[begin DATA FOR THIS TASK]

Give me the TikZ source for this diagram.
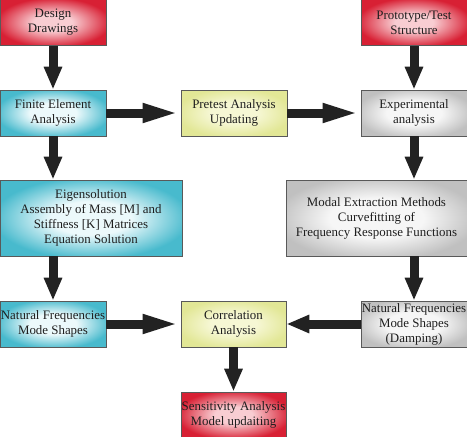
\documentclass[tikz,border=0pt]{standalone}
\usepackage{fontspec}
\setmainfont{Liberation Serif}
\usetikzlibrary{arrows.meta}
\definecolor{cyanout}{RGB}{72,186,205}
\definecolor{cyanin}{RGB}{236,249,251}
\definecolor{redout}{RGB}{216,32,52}
\definecolor{redin}{RGB}{248,205,210}
\definecolor{yelout}{RGB}{226,231,150}
\definecolor{yelin}{RGB}{246,247,212}
\definecolor{grayout}{RGB}{192,192,192}
\definecolor{grayin}{RGB}{246,246,246}
\definecolor{arrowc}{RGB}{34,34,34}
\definecolor{txt}{RGB}{30,30,30}
\pgfdeclareradialshading{cyansh}{\pgfpoint{0bp}{0bp}}{color(0bp)=(cyanin); color(11bp)=(cyanin); color(27bp)=(cyanout); color(50bp)=(cyanout)}
\pgfdeclareradialshading{redsh}{\pgfpoint{0bp}{0bp}}{color(0bp)=(redin); color(9bp)=(redin); color(27bp)=(redout); color(50bp)=(redout)}
\pgfdeclareradialshading{yelsh}{\pgfpoint{0bp}{0bp}}{color(0bp)=(yelin); color(11bp)=(yelin); color(27bp)=(yelout); color(50bp)=(yelout)}
\pgfdeclareradialshading{graysh}{\pgfpoint{0bp}{0bp}}{color(0bp)=(grayin); color(13bp)=(grayin); color(28bp)=(grayout); color(50bp)=(grayout)}
\begin{document}
\begin{tikzpicture}[x=1pt,y=-1pt,
  box/.style={draw=black!65, line width=0.7pt, inner sep=0pt, align=center,
    font=\fontsize{12.9}{15}\selectfont, text=txt},
  cyanbox/.style={box, shading=cyansh},
  redbox/.style={box, shading=redsh},
  yelbox/.style={box, shading=yelsh},
  graybox/.style={box, shading=graysh},
  vsize/.style={minimum width=106pt, minimum height=46pt},
  bigarrow/.style={draw=arrowc, line width=9pt, -{Triangle[width=17pt,length=23pt]}},
  longarrow/.style={draw=arrowc, line width=9pt, -{Triangle[width=17pt,length=38pt]}},
]
\useasboundingbox (0,0) rectangle (467,437);
% row 1
\node[redbox, vsize] (dd) at (53,22.5) {Design\\Drawings};
\node[redbox, vsize] (proto) at (414,22.5) {Prototype/Test\\Structure};
% row 2
\node[cyanbox, vsize] (fea) at (53,113) {Finite Element\\Analysis};
\node[yelbox, vsize] (pre) at (234,113) {Pretest Analysis\\Updating};
\node[graybox, vsize] (exp) at (414,113) {Experimental\\analysis};
% row 3
\node[cyanbox, minimum width=182pt, minimum height=76pt] (eig) at (91,218) {Eigensolution\\Assembly of Mass [M] and\\Stiffness [K] Matrices\\Equation Solution};
\node[graybox, minimum width=181pt, minimum height=76pt] (modal) at (376.5,218) {Modal Extraction Methods\\Curvefitting of\\Frequency Response Functions};
% row 4
\node[cyanbox, vsize] (nfl) at (53,324) {Natural Frequencies\\Mode Shapes};
\node[yelbox, minimum width=105pt, minimum height=46pt] (corr) at (233.5,324) {Correlation\\Analysis};
\node[graybox, vsize] (nfr) at (414,324) {Natural Frequencies\\Mode Shapes\\(Damping)};
% row 5
\node[redbox, minimum width=105pt, minimum height=46pt] (sens) at (233.5,415) {Sensitivity Analysis\\Model updaiting};
% arrows
\draw[bigarrow] (dd.south) -- (fea.north);
\draw[bigarrow] (proto.south) -- (exp.north);
\draw[longarrow] (fea.east) -- (pre.west);
\draw[longarrow] (pre.east) -- (exp.west);
\draw[bigarrow] (fea.south) -- (fea.south |- eig.north);
\draw[bigarrow] (exp.south) -- (exp.south |- modal.north);
\draw[bigarrow] (eig.south -| nfl.north) -- (nfl.north);
\draw[bigarrow] (modal.south -| nfr.north) -- (nfr.north);
\draw[longarrow] (nfl.east) -- (corr.west);
\draw[bigarrow] (nfr.west) -- (corr.east);
\draw[bigarrow] (corr.south) -- (sens.north);
\end{tikzpicture}
\end{document}
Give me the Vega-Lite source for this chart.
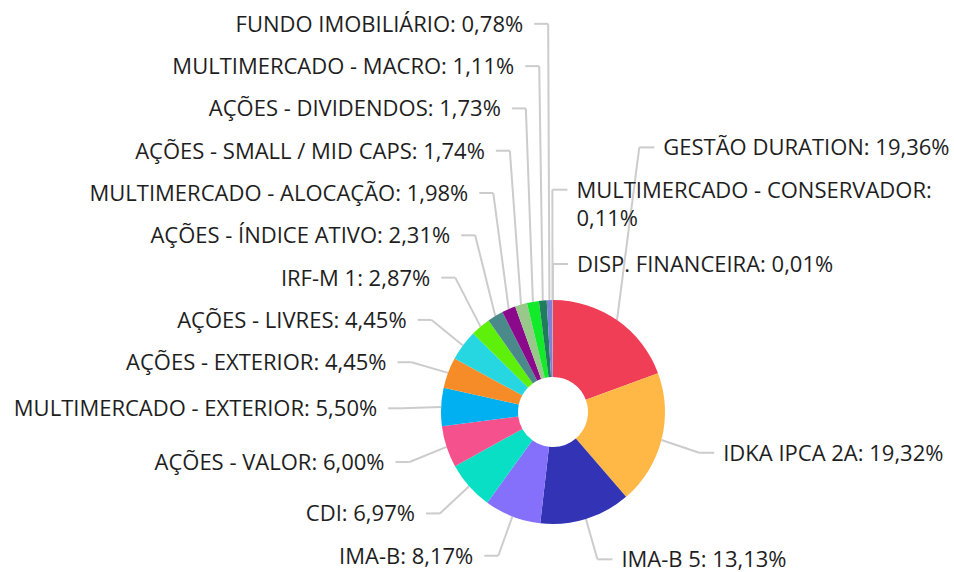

[end DATA FOR THIS TASK]

### [WORK TO BE COMPLETED]
Copy the listing exactly. Any image in it stays out of the copy.

### [SOLUTION TO THIS PROBLEM]
Give me the TikZ source for this diagram.
\documentclass[tikz,border=0pt]{standalone}
\usepackage{fontspec}
\setmainfont{Liberation Serif}
\usetikzlibrary{arrows.meta}
\definecolor{cyanout}{RGB}{72,186,205}
\definecolor{cyanin}{RGB}{236,249,251}
\definecolor{redout}{RGB}{216,32,52}
\definecolor{redin}{RGB}{248,205,210}
\definecolor{yelout}{RGB}{226,231,150}
\definecolor{yelin}{RGB}{246,247,212}
\definecolor{grayout}{RGB}{192,192,192}
\definecolor{grayin}{RGB}{246,246,246}
\definecolor{arrowc}{RGB}{34,34,34}
\definecolor{txt}{RGB}{30,30,30}
\pgfdeclareradialshading{cyansh}{\pgfpoint{0bp}{0bp}}{color(0bp)=(cyanin); color(11bp)=(cyanin); color(27bp)=(cyanout); color(50bp)=(cyanout)}
\pgfdeclareradialshading{redsh}{\pgfpoint{0bp}{0bp}}{color(0bp)=(redin); color(9bp)=(redin); color(27bp)=(redout); color(50bp)=(redout)}
\pgfdeclareradialshading{yelsh}{\pgfpoint{0bp}{0bp}}{color(0bp)=(yelin); color(11bp)=(yelin); color(27bp)=(yelout); color(50bp)=(yelout)}
\pgfdeclareradialshading{graysh}{\pgfpoint{0bp}{0bp}}{color(0bp)=(grayin); color(13bp)=(grayin); color(28bp)=(grayout); color(50bp)=(grayout)}
\begin{document}
\begin{tikzpicture}[x=1pt,y=-1pt,
  box/.style={draw=black!65, line width=0.7pt, inner sep=0pt, align=center,
    font=\fontsize{12.9}{15}\selectfont, text=txt},
  cyanbox/.style={box, shading=cyansh},
  redbox/.style={box, shading=redsh},
  yelbox/.style={box, shading=yelsh},
  graybox/.style={box, shading=graysh},
  vsize/.style={minimum width=106pt, minimum height=46pt},
  bigarrow/.style={draw=arrowc, line width=9pt, -{Triangle[width=17pt,length=23pt]}},
  longarrow/.style={draw=arrowc, line width=9pt, -{Triangle[width=17pt,length=38pt]}},
]
\useasboundingbox (0,0) rectangle (467,437);
% row 1
\node[redbox, vsize] (dd) at (53,22.5) {Design\\Drawings};
\node[redbox, vsize] (proto) at (414,22.5) {Prototype/Test\\Structure};
% row 2
\node[cyanbox, vsize] (fea) at (53,113) {Finite Element\\Analysis};
\node[yelbox, vsize] (pre) at (234,113) {Pretest Analysis\\Updating};
\node[graybox, vsize] (exp) at (414,113) {Experimental\\analysis};
% row 3
\node[cyanbox, minimum width=182pt, minimum height=76pt] (eig) at (91,218) {Eigensolution\\Assembly of Mass [M] and\\Stiffness [K] Matrices\\Equation Solution};
\node[graybox, minimum width=181pt, minimum height=76pt] (modal) at (376.5,218) {Modal Extraction Methods\\Curvefitting of\\Frequency Response Functions};
% row 4
\node[cyanbox, vsize] (nfl) at (53,324) {Natural Frequencies\\Mode Shapes};
\node[yelbox, minimum width=105pt, minimum height=46pt] (corr) at (233.5,324) {Correlation\\Analysis};
\node[graybox, vsize] (nfr) at (414,324) {Natural Frequencies\\Mode Shapes\\(Damping)};
% row 5
\node[redbox, minimum width=105pt, minimum height=46pt] (sens) at (233.5,415) {Sensitivity Analysis\\Model updaiting};
% arrows
\draw[bigarrow] (dd.south) -- (fea.north);
\draw[bigarrow] (proto.south) -- (exp.north);
\draw[longarrow] (fea.east) -- (pre.west);
\draw[longarrow] (pre.east) -- (exp.west);
\draw[bigarrow] (fea.south) -- (fea.south |- eig.north);
\draw[bigarrow] (exp.south) -- (exp.south |- modal.north);
\draw[bigarrow] (eig.south -| nfl.north) -- (nfl.north);
\draw[bigarrow] (modal.south -| nfr.north) -- (nfr.north);
\draw[longarrow] (nfl.east) -- (corr.west);
\draw[bigarrow] (nfr.west) -- (corr.east);
\draw[bigarrow] (corr.south) -- (sens.north);
\end{tikzpicture}
\end{document}
Give me the Vega-Lite source for this chart.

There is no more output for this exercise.